Seperti sebuah pembelajaran, menulis puisi, tak hanya hanya soal intuisi yang datang, tetapi juga memancing intuisi datang. Pengamatan detail tiap peristiwa, melahirkan persepsi akan peristiwa. Persepsi ini tercoret-coret di kertas jadi materi pokok puisi sebelum dipindahkan lebih rapi ke mesin ketik. Ada juga beberap kali, puisi bisa tertulis rapi satu judul penuh pada kertas.
Tiada minggu pada masa 1986-1987 tanpa mengirim puisi, cerpen atau artikel ke Media. Mayoritas puisiku masih punya pertinggal di buku Agenda berupa tulisan tangan. Namun cerpen-cerpen ku, tak satupun saat ini dapat kudokumentasikan. Dulu klipingnya lengkap. Tapi tertinggal di Banjarbaru tempatku kuliah.

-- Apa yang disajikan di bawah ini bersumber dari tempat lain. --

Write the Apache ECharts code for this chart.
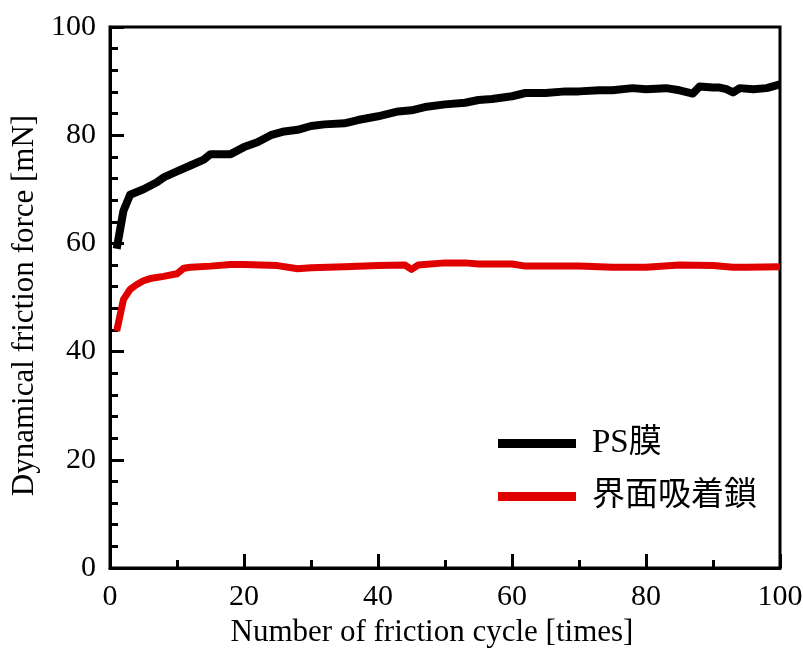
<!DOCTYPE html>
<html><head><meta charset="utf-8">
<script src="https://cdn.jsdelivr.net/npm/echarts@6/dist/echarts.min.js"></script>
<style>html,body{margin:0;padding:0;background:#fff}#c{width:803px;height:652px}</style>
</head><body><div id="c"></div>
<script>
const psCycles = [1,2,3,5,7,8,10,12,14,15,18,20,22,24,26,28,30,32,35,37,40,43,45,47,50,53,55,57,60,62,65,68,70,73,75,78,80,83,85,87,88,90,91,92,93,94,96,98,100];
const psForce  = [59,66,69,70,71.3,72.2,73.3,74.4,75.5,76.5,76.5,77.8,78.7,80,80.7,81,81.7,82,82.2,82.8,83.5,84.4,84.6,85.2,85.7,86,86.5,86.7,87.2,87.8,87.8,88.1,88.1,88.3,88.3,88.7,88.5,88.7,88.3,87.7,89,88.8,88.8,88.5,87.9,88.7,88.5,88.7,89.4];
const ifCycles = [1,2,3,4,5,6,8,10,11,12,15,18,20,25,28,30,35,40,44,45,46,50,53,55,60,62,65,70,75,80,85,90,93,95,100];
const ifForce  = [43.8,49.6,51.5,52.4,53.1,53.5,53.9,54.4,55.4,55.6,55.8,56.1,56.1,55.9,55.3,55.5,55.7,55.9,56,55.2,56,56.4,56.4,56.2,56.2,55.8,55.8,55.8,55.6,55.6,56,55.9,55.6,55.6,55.7];
const seriesNames = ['PS膜','界面吸着鎖'];
const xTicks = {min:0,max:100,interval:20};
const yTicks = {min:0,max:100,interval:20};

const zip = (a,b)=>a.map((v,i)=>[v,b[i]]);
const font = '"Liberation Serif","Noto Sans CJK JP",serif';
const chart = echarts.init(document.getElementById('c'));
chart.setOption({
  animation:false,
  grid:{left:110,right:23,top:27,bottom:84,outerBoundsMode:'none',containLabel:false,show:true,borderColor:'#000',borderWidth:3,backgroundColor:'transparent'},
  xAxis:{type:'value',min:xTicks.min,max:xTicks.max,interval:xTicks.interval,
    name:'Number of friction cycle [times]',nameLocation:'middle',nameGap:39,
    nameTextStyle:{fontFamily:font,fontSize:31,color:'#000',padding:[0,26,0,0]},
    axisLine:{lineStyle:{color:'#000',width:3}},
    axisTick:{inside:true,length:14,lineStyle:{width:3,color:'#000'}},
    minorTick:{show:true,splitNumber:2,length:8,lineStyle:{width:3,color:'#000'}},
    axisLabel:{fontFamily:font,fontSize:30,color:'#000',margin:14},
    splitLine:{show:false}},
  yAxis:{type:'value',min:yTicks.min,max:yTicks.max,interval:yTicks.interval,
    name:'Dynamical friction force [mN]',nameLocation:'middle',nameGap:69,
    nameTextStyle:{fontFamily:font,fontSize:31,color:'#000',padding:[0,16,0,0]},
    axisLine:{show:true,lineStyle:{color:'#000',width:3}},
    axisTick:{inside:true,length:14,lineStyle:{width:3,color:'#000'}},
    minorTick:{show:true,splitNumber:5,length:8,lineStyle:{width:3,color:'#000'}},
    axisLabel:{fontFamily:font,fontSize:30,color:'#000',margin:14},
    splitLine:{show:false}},
  legend:{orient:'vertical',left:493,top:422,itemWidth:78,itemHeight:9,itemGap:20,icon:'rect',
    textStyle:{fontFamily:font,fontSize:33,color:'#000',padding:[0,0,0,11]},
    data:[{name:seriesNames[0],itemStyle:{color:'#000'}},{name:seriesNames[1],itemStyle:{color:'#e00000'}}]},
  series:[
    {name:seriesNames[0],type:'line',data:zip(psCycles,psForce),showSymbol:false,symbol:'none',
     lineStyle:{color:'#000',width:8,join:'round'},itemStyle:{color:'#000'}},
    {name:seriesNames[1],type:'line',data:zip(ifCycles,ifForce),showSymbol:false,symbol:'none',
     lineStyle:{color:'#e00000',width:7,join:'round'},itemStyle:{color:'#e00000'}}
  ]
});
</script></body></html>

Kabar terakhir dari kakak di sana, sudah diupayakan dicari diantara tumpukan buku tetap tak ketemu.
Di bawah ini sengaja salah satu puisiku yang pernah terbit di media berikut latar belakang peristiwa puisi tersebut tercipta
INILAH TAWA PERTAMA
(Senja di pinggiran danau Toba)
Inilah tawa
Anak bumi yang semedhi
Di atas tangis lama
Mengurut-urut nadi
Yang liat merobah situasi
Inilah tawa
Tawa dan air mata nenek
serta kakek yang senyum simpul
Senja ini sangat manis
Semanis senyum cucu
meraba-raba nikmat
Inilah tawa pertama
tawa sedikit basi
dan bau dari luka-duka semalam
Inilah tawa
tawa keriput
tawa yang bundar
tawa perempuan menimang rejeki
tawa yang terbawa dari sisa lelucon
semalam!
Puisi ini telah dimuat pada Harian Mimbar Umum
11 Januari 1987.
Puisi di atas tercipta sekitar tahun 1986, ketika kami rombongan Ikatan Penulis/Penggemar Sinar Remaja Harian SIB Cabang Pematangsiantar, antusias menghadiri Pesta Danau Toba. Di sore hari, kami bergerak naik bis ke Simpang Kawat, dekat Tiga Dolok Kabupaten Simalungun. Dari Simpang Kawat, romobongan sekitar 30 orang berjalan kaki menunju Parapat, dipimpin Bang Ranto Napitupulu. Perjalanan kerap terhenti oleh berbagai sebab. Sebutlah karena ada anggota rombongan perempuan keram kaki. Di lain momen perjalanan terhenti di pinggir jalan, karena banyak bus besar lewat berpapasan sehingga kami harus diam menepi. Atau lain ketika, saat ada satu dua orang teman cowok yang kebelet mau buang air kecil, sehingga cari semak di pinggir jalan. Uang minim, bekal seadanya, menimbulkan rasa haus dan lapar dalam perjalanan, namun cuma bisa mengumpat dalam hati. Semangat muda kami, akhirnya mampu mengantarkan seluruh rombongan sampai di gerbang Kota Parapat, tepian Danau Toba sekitar Pukul 04 subuh. Begitu tiba di emperan toko, semua teler, dan tertidur seadanya di emperan. Selama perjalanan itu, aku samar-sama aku ingat, aku selalu ada dekat ito Erris Julieatta Napitupulu (Ibunda Joshua Pangaribuan Juara III Indonesia Mencari Bakat), Yanti Siahaan, Albert Marbun, Gustaf Marpaung, Charles Purba. Sengaja aku dekat-dekat dengan perempuan karena kutahu biasanya kaum perempuan selalu menyimpan roti atau sebangsanya di tas ranselnya. Sedikit licik juga.
Di Pagi hari Pukul 06.00, kami lanjutkan berjalan kaki menuju tepi danau toba, arah ajibata. Rasa kantuk belum hilang, tapi komando pimpinan rombongan sudah terdengar. Begitu sampai di Danau Toba, ada kelegaan. Langsung cuci muka, sikat gigi dan teriak-teriak. Ada moment penting yang kuingat: Ito Erris ndak bawa sikat gigi dan dia pinjam sikat gigiku. Weleh, weleh. Moment ini melahirkan senyum dan tawaku karena lucu aku pikir dan sore, ketika kami bersiap pulang tertulislah puisi di atas.